An official in Norway's Directorate of Nature Management confirmed that his government had issued export permits for minke meat totalling 5.3 tonnes to two companies.
A spokesman for one of the companies, Myklebust Trading, said the consignment - sent by air - had reached Japan.
However, an official in Japan's Fisheries Agency told BBC News that no request for permission to import the meat had been lodged with the government - and such a request was needed, he said.
Domestic issue?
Sue Lieberman, director of the global species programme at the conservation charity WWF, agreed that the trade was legal, but said it went against the principles of these international treaties.
"It undermines the effectiveness of CITES if countries are trading under their reservations, and it also undermines the IWC," she said.

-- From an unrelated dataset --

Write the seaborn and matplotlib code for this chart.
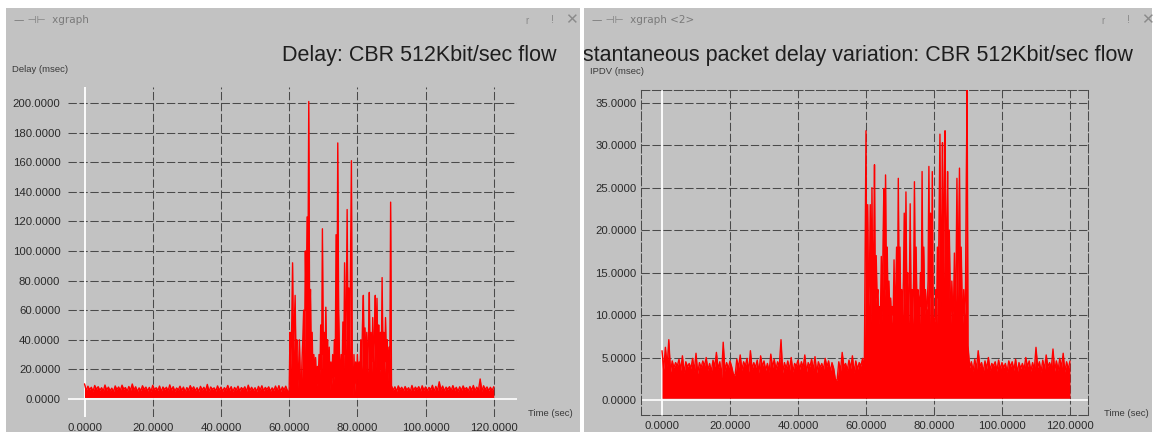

"There's supposed to be a ban on commercial whaling; and Iceland and Norway keep saying they need to hunt because there's a demand in their own countries, but the trade shows it's not true.
"[The Icelandic hunters] killed the fins just because they could get more money for fin than minke meat in Japan."
Whalemeat on market stall. Image: BBC
The fin whale meat has been in cold storage since the 2006 season, and Mr Loftsson acknowlededges there is no domestic market.
For the last year, IWC chairman William Hogarth has been trying to set in train a mechanism that could heal the damaging breach betwen pro- and anti-whaling countries within the commission.
Japan and some anti-whaling countries such as The Netherlands and New Zealand are actively engaged with the initiative, though there is still deep suspicion between opposing camps.
"What this decision means is that Iceland, or at least Loftsson, is trying to strangle the effort to find a compromise," said Arni Finnsson from the Iceland Nature Conservation Association (Inca).
Mr Finnsson argues, as do other environmentalists, that the continuation of whaling and the decision not to interfere in the whalemeat exports may damage Iceland's economy - already reeling from the international banking crisis - and its candidacy for a seat on the UN Security Council.
Following last month's decision to issue a minke quota for 2008, foreign minister Ingibjorg Solrun Gisladottir said Iceland was sacrificing its long-term interests for short-term gain, while the UK was one of the nations criticising the decision.